I didn’t take a lunch today, see, because I had a long training session that went through lunch. So I’m giving myself twenty minutes here at the end of the day to create this entry. It ain’t an hour, but there’s plenty of days that I go to the gym on my lunch and end up taking an hour and a half, so this short late lunch break balances those days.
I keep track of this stuff in my own head, and make sure that I am not cheating my company . . . at least not too often. 🙂 I make sure my duties are completed when they’re supposed to be, I make sure that I average a 40 hour week, I make sure that I get home on time unless something vital keeps me here. I’m lucky to have a boss who trusts me to make these decisions for myself.
So why does my coworker – let’s call her Suzanne – why does Suzanne think that it’s important for her to track my schedule and comment upon it?
I’ve no doubt Suzanne feels cheated, when she sees me working my normal schedule. She herself works through every lunch. She also comes in most weekends. She’s been known to be here until 1:00 am some evenings. She’s very busy and important, you see. Much busier than me. I’m not totally sure why that is, because I once had her job and I was able to do it in my 40 hours a week, but Suzanne prefers to work at a different pace, I suppose.

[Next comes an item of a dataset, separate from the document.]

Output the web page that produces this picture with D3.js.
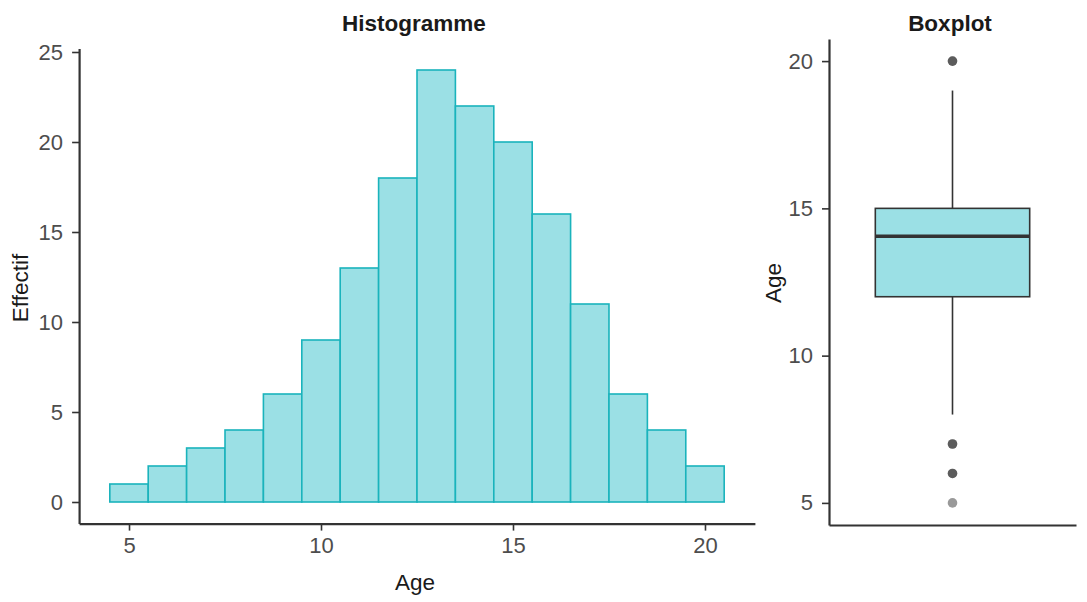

Speaking of pace – Suzanne loves to run up and down the hall, waving a piece of paper and looking important. Suzanne loves to stop in each office on her way and explain how crazy busy she is, and how she hasn’t had time to even use the restroom all day. And Suzanne loves to frown at all of the rest of us on the floor who aren’t as dedicated to this company as she is. She will often come to me with a list of accusations against her coworkers – it would seem Suzanne spends most of her work day tallying up the times that people arrive and leave, and how many smoke breaks they take, and whether they make a personal phone call, and various important issues like that. Suzanne also likes to frequently come into my office and complain that she doesn’t make enough money for all of the hours she works, how she deserves a bonus, how she deserves to be paid her vacation time because she doesn’t get to use her vacation because our company would crumble into dust if she took a week off.
On the Wednesday before Thanksgiving, I let all of my direct reports go home early. My boss went home early, and encouraged us to do the same. So I packed up my office and headed out at 2pm. I was the last person to leave . . . except for Suzanne. Suzanne watched me go with a huge storm cloud over her head and said “Must be nice for some.” Why yes, Suzanne, it sure is. I like leaving at 2pm the day before a holiday. The 68 other people at our company all also like it. You do not, and that’s cool. You can hang out til 10pm if you’d like, performing work that you actually could do when you got back next Monday. It’s up to you.
Suzanne was having such a hissy, that (against my recommendation, I must say) another staff person was added to help remove some of her workload. Suzanne taught this staff person how to use the copier. And nothing else. And this staff person sits at her desk and picks her nails, and often comes to me for work to do because she’s bored, while Suzanne continues to rail on and on about how she is forced to do everything at this company and never gets any personal time and she should be promoted and given a raise because look at how many hours she works while the rest of us go home on time, GASP.
Suzanne. Drives. Me. Batshit.
I am thinking of having a bonfire built in her office so she can go ahead and throw herself on it, and then maybe we can all get on with the business of doing our work in peace.